Ciąg dalszy o rodzinie.
 Nie zgadzam się, że -jak pisze jeden z komentatorów, że jesteśmy narodem zestresowanym i nie potrafimy wychowywać dzieci. Owszem, z wychowaniem od zawsze dorośli mieli problemy. Świat współczesny z bałaganem poglądów i ofert “szybko, łatwo, przyjemnie, natychmiast” tego nie ułatwia. Tym bardziej nie ułatwia, że podważa wszelkie normy i reguły. I dochodzimy do punktu 0.
Efekty wychowania bezstersowego, bez wymagań i zasad widzimy wszyscy. Rozbici wewnętrznie młodzi, samobójstwa, nieumiejętność samodzielnego życia, nieodpowiedzialność za siebie i innych.
Podana w ustawie definicja przemocy jest absurdalna. Obok oczywistych czynów przestępczych, które są i obecnie karalne, stawia zachowania normalne i płynące z troski  rodziców o dzieci. Rodzice mają prawo zakazywać, kontrolować, zawstydzać i nie godzić się oraz karać/nie mówię o karach cielesnych/. Oczywiście także chwalić, nagradzać.I to według swojej skali wartości. O ile nie zmuszają dzieci do zachowań sprzecznych z ich dobrem np. do prostytucji.Przecież to podstawowe środki wychowawcze, stosowane powszechnie w życiu, także dorosłych.
Ingerencja państwa w życie tak osobiste, jak rodzinne może mieć miejsce tylko w szczególnych przypadkach.
Państwo powinno wspierać słabsze rodziny zanim dojdzie do tragedii. Zarówno materialnie jak i poprzez asystentów rodzinnych, którzy nie mieliby prawa ingerować w życie intymnych relacji, ale wspierali by , funkcjonowanie społeczne jej członków. Łatwiej dziecko odebrać i wrzucić do bidula.
Wszystkie systemy totalitarne starały się odebrać rodzicom wpływ na wychowanie dzieci. My zbliżamy się do miękkiej dyktatury biurokracji. Przychodzi po cichu, w miękkich kapciach. Początkowo nie boli.Co więcej, początkowo przynosi ulgę, bo zdejmuje z nas część odpowiedzialności za wychowanie dzieci. I nie tylko. Generalnie za miłość i myślenie. i skutki naszych decyzji. Prawo mówi nie zakazywać- to widocznie prawo wie lepiej -no i córciu- idź na całonocną dyskotekę. A że masz lat 13 i jesteś głupiutka, cóż, nauczysz się, jak cię zgwałcą.  

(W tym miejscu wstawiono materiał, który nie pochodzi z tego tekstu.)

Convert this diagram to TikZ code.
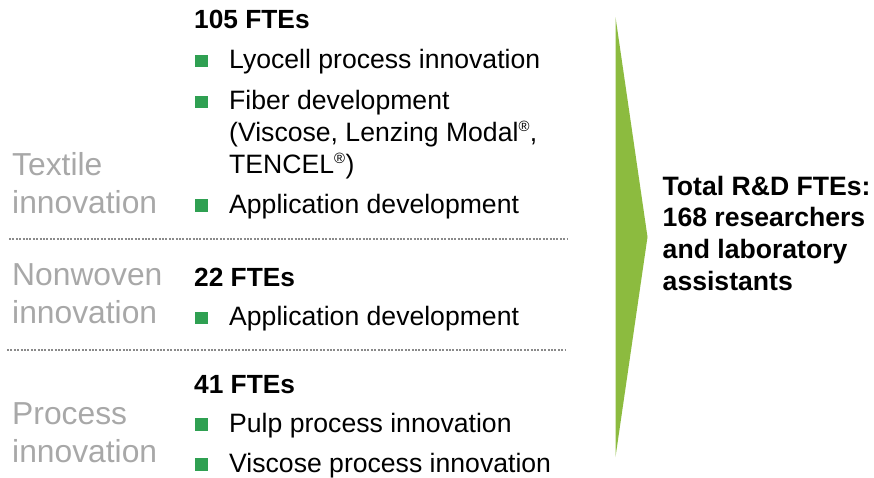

Śmiem twierdzić, że to właśnie brak zakazów, krytyki i zawstydzania jest jednym z powodów zagubienia dzisiejszej młodzieży.
Dlaczego ludzie zamożni wysyłają swoje dzieci do prywatnych szkól z internatami, gdzie panuje rygor? Bo doskonale wiedzą, że dzieciak musi się nauczyć życia w twardej szkole, żeby osiągnąć sukces.
Rodzinę postrzegamy poprzez środki masowego przekazu, które, słusznie nagłaśniają akty brutalizmu i przemocy. Powstaje obraz Polaków jako brutalnych sadystów, którym tylko mądre państwo może pokazać jak należy wychowywać dzieci.A rodzina jest postrzegana jako miejsce represji, a nie szkoła miłości.
W krajach, na które często się zapatrujemy, to państwo zaczyna decydować, a/czy nasze dzieci mają być grube czy chude/odebranie dzieci rodzinie otyłej/,
b/co mamy im dawać jeść/odebranie dziecka, któremu lekarz nakazał dietę z chipsów, a rodzice karmili czym innym/,
c/ile miłości mamy dzieciom dawać/odebranie trzyletniego dziecka mieszkance naszego domu, bo było zbyt przywiązane do matki i wrzucenie do bidula.To u nas i  udało nam się sprawę odwalczyć /. Odebranie matce chłopca chorego na padaczkę, bo była zbyt opiekuńcza, oddanie go pod opiekę alkoholika w ramach resocjalizacji tegoż alkoholika. Chłopiec zmarł.
Przykładów jest tysiące.
Myślenie oddajemy chętnie w dzierżawę. Tylko dzierżawca robi z nim co chce.